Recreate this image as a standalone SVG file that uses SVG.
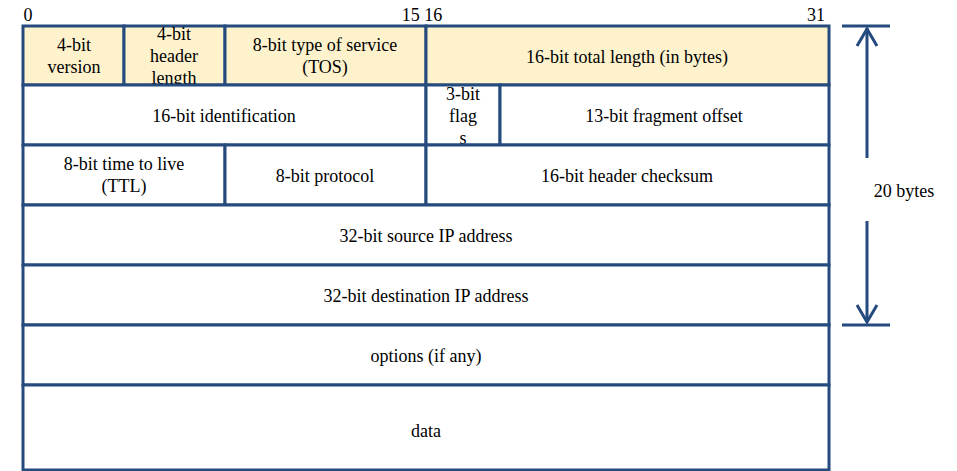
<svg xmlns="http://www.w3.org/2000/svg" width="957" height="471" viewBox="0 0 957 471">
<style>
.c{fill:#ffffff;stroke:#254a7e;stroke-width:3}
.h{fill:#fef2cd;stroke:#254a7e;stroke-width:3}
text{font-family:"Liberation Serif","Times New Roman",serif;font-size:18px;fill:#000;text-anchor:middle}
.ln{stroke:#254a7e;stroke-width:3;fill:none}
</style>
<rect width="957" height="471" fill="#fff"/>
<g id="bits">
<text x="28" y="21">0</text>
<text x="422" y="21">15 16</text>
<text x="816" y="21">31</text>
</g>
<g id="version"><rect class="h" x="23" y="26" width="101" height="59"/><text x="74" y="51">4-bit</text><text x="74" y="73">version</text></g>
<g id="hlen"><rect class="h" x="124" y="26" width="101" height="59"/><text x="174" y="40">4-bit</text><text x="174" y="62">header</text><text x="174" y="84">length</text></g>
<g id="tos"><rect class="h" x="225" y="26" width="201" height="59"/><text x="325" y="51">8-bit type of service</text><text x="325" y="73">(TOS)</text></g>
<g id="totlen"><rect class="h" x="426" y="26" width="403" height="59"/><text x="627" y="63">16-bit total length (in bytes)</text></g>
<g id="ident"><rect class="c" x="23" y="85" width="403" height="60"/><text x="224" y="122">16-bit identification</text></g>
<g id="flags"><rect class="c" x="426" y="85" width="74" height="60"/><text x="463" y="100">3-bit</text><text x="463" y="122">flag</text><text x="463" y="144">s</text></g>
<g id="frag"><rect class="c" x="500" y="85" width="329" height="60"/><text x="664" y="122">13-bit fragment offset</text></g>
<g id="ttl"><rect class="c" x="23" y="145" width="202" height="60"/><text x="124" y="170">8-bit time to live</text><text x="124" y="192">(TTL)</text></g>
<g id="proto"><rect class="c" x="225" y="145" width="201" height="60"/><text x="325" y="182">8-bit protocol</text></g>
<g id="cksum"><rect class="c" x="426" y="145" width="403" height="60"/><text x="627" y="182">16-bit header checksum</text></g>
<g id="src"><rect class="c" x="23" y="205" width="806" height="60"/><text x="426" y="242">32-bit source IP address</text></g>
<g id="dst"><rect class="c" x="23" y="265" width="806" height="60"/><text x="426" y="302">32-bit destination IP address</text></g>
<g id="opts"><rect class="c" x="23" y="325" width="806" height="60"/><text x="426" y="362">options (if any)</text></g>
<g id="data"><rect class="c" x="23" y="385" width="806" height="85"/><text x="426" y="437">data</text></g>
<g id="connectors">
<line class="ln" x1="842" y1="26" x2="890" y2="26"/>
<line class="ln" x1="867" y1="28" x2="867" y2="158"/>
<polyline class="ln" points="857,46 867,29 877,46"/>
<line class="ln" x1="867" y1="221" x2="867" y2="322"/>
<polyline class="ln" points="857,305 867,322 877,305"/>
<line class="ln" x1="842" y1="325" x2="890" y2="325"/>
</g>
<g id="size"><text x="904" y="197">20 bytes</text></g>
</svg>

+++

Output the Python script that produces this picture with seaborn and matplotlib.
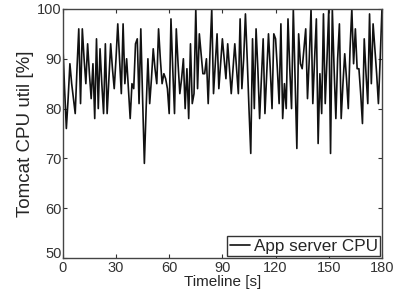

+++

> YOUR TASK
Show each line holding the word "that".

> REPLY TO THE TASK
Recreate this image as a standalone SVG file that uses SVG.
Output the Python script that produces this picture with seaborn and matplotlib.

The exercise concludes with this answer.